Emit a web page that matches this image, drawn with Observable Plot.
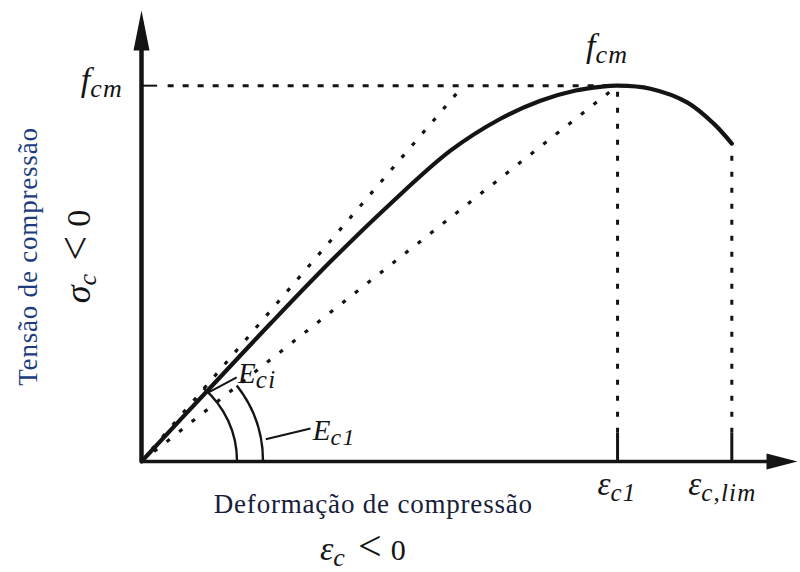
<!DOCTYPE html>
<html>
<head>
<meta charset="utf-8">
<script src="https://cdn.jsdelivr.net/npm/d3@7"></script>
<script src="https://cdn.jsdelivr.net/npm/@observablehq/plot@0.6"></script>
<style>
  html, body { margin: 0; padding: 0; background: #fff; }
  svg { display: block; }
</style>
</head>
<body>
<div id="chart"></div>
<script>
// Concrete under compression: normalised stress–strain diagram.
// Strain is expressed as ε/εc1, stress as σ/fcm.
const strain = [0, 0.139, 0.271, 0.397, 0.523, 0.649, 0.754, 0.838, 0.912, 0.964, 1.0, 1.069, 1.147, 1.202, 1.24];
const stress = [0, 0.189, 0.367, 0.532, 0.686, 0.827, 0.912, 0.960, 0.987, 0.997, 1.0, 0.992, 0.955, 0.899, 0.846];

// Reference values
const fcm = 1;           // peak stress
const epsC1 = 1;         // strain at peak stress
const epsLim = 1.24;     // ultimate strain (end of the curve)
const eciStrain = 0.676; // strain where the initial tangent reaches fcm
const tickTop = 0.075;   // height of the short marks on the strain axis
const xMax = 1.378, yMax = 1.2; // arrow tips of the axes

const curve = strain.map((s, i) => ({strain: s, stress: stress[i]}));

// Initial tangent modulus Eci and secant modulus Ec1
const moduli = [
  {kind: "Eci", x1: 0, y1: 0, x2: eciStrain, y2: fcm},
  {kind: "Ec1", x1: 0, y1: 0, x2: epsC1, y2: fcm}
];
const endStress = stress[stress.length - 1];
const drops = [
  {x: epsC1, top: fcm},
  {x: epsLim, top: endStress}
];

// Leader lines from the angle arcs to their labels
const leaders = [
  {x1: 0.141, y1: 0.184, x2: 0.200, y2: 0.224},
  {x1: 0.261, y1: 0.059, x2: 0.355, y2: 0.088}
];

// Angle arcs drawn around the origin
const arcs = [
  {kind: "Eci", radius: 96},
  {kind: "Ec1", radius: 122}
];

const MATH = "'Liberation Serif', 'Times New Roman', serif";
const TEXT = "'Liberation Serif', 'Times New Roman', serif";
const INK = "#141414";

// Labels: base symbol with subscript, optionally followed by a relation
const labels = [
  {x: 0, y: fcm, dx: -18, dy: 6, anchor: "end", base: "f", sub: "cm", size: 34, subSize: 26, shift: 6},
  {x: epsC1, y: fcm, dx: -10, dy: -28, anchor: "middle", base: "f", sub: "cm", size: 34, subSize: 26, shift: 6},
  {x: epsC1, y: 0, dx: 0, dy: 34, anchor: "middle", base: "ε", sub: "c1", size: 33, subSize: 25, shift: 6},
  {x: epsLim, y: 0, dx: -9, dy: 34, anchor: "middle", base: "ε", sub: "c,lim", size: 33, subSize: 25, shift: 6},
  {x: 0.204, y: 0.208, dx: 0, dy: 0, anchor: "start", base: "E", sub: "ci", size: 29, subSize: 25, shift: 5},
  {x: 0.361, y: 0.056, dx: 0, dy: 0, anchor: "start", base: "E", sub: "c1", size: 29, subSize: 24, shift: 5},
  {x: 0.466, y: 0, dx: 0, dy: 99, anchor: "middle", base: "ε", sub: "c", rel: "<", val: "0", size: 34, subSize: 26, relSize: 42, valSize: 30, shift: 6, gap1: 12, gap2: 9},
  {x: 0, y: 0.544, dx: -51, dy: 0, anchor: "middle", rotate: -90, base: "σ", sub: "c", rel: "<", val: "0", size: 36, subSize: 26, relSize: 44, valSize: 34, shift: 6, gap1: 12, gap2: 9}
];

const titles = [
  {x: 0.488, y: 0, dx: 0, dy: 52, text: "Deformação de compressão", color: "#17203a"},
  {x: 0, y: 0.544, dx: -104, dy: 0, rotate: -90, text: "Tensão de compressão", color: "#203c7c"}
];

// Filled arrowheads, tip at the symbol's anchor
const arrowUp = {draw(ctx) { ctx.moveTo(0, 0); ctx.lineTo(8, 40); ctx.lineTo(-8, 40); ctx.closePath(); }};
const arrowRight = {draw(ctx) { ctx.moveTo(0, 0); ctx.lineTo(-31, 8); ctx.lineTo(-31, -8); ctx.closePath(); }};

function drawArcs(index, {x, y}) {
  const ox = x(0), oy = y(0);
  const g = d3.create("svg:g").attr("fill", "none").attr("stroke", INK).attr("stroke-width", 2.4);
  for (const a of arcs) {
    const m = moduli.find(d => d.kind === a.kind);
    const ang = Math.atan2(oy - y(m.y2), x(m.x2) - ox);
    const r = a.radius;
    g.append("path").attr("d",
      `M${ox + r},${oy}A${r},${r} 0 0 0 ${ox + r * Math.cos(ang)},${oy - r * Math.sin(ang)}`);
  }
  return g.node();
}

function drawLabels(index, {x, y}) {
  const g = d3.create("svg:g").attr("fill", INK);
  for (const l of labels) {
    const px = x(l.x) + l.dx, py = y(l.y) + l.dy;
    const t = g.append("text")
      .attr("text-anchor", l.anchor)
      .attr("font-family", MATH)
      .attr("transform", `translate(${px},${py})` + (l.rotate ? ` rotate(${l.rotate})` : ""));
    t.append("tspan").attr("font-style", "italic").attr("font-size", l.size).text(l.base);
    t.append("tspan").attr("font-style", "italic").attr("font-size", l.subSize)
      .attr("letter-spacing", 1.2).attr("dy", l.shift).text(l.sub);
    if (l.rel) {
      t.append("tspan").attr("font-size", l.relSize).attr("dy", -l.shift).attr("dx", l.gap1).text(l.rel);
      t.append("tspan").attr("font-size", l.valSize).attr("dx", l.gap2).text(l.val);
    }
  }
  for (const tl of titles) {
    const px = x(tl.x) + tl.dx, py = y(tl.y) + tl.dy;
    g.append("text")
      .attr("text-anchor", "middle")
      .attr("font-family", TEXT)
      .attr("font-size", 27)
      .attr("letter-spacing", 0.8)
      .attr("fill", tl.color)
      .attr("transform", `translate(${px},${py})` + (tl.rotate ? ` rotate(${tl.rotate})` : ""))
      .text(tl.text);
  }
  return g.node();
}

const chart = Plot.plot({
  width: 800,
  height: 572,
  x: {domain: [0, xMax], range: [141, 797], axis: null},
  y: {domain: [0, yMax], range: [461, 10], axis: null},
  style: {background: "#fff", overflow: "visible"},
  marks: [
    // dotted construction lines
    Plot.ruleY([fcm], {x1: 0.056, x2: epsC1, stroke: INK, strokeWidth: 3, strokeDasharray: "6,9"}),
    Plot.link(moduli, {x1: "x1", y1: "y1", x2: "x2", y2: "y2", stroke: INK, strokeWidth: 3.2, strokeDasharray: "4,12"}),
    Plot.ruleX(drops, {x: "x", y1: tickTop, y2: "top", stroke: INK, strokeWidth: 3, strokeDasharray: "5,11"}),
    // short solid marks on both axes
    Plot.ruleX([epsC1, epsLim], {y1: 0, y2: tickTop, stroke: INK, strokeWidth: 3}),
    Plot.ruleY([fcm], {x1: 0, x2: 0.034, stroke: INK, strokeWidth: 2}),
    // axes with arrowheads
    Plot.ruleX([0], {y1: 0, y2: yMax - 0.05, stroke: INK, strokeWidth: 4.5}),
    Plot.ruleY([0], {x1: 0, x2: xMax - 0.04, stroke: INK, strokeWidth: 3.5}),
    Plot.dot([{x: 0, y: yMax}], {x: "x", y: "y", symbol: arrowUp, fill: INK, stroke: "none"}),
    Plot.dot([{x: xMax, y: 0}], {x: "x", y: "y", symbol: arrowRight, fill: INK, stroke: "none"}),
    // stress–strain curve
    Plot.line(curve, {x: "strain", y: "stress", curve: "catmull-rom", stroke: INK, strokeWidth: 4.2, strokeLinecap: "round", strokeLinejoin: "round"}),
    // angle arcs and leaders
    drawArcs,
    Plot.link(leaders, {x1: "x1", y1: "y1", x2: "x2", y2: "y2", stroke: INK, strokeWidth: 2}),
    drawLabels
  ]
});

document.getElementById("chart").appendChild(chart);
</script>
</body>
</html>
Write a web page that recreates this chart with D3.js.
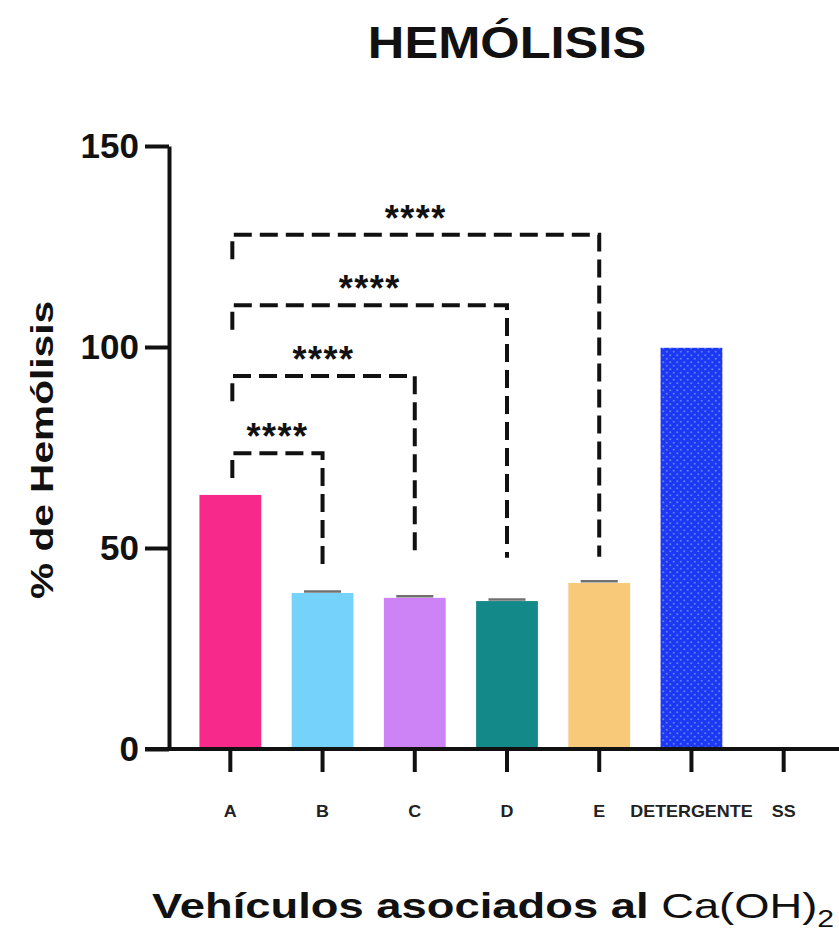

Prompt.
Repeat, word for word and with no pictures, only the lines running from the beginning of the data to the line that contains "const curve = strain.map((s, i)".

Solution for this problem.
Emit a web page that matches this image, drawn with Observable Plot.
<!DOCTYPE html>
<html>
<head>
<meta charset="utf-8">
<script src="https://cdn.jsdelivr.net/npm/d3@7"></script>
<script src="https://cdn.jsdelivr.net/npm/@observablehq/plot@0.6"></script>
<style>
  html, body { margin: 0; padding: 0; background: #fff; }
  svg { display: block; }
</style>
</head>
<body>
<div id="chart"></div>
<script>
// Concrete under compression: normalised stress–strain diagram.
// Strain is expressed as ε/εc1, stress as σ/fcm.
const strain = [0, 0.139, 0.271, 0.397, 0.523, 0.649, 0.754, 0.838, 0.912, 0.964, 1.0, 1.069, 1.147, 1.202, 1.24];
const stress = [0, 0.189, 0.367, 0.532, 0.686, 0.827, 0.912, 0.960, 0.987, 0.997, 1.0, 0.992, 0.955, 0.899, 0.846];

// Reference values
const fcm = 1;           // peak stress
const epsC1 = 1;         // strain at peak stress
const epsLim = 1.24;     // ultimate strain (end of the curve)
const eciStrain = 0.676; // strain where the initial tangent reaches fcm
const tickTop = 0.075;   // height of the short marks on the strain axis
const xMax = 1.378, yMax = 1.2; // arrow tips of the axes

const curve = strain.map((s, i) => ({strain: s, stress: stress[i]}));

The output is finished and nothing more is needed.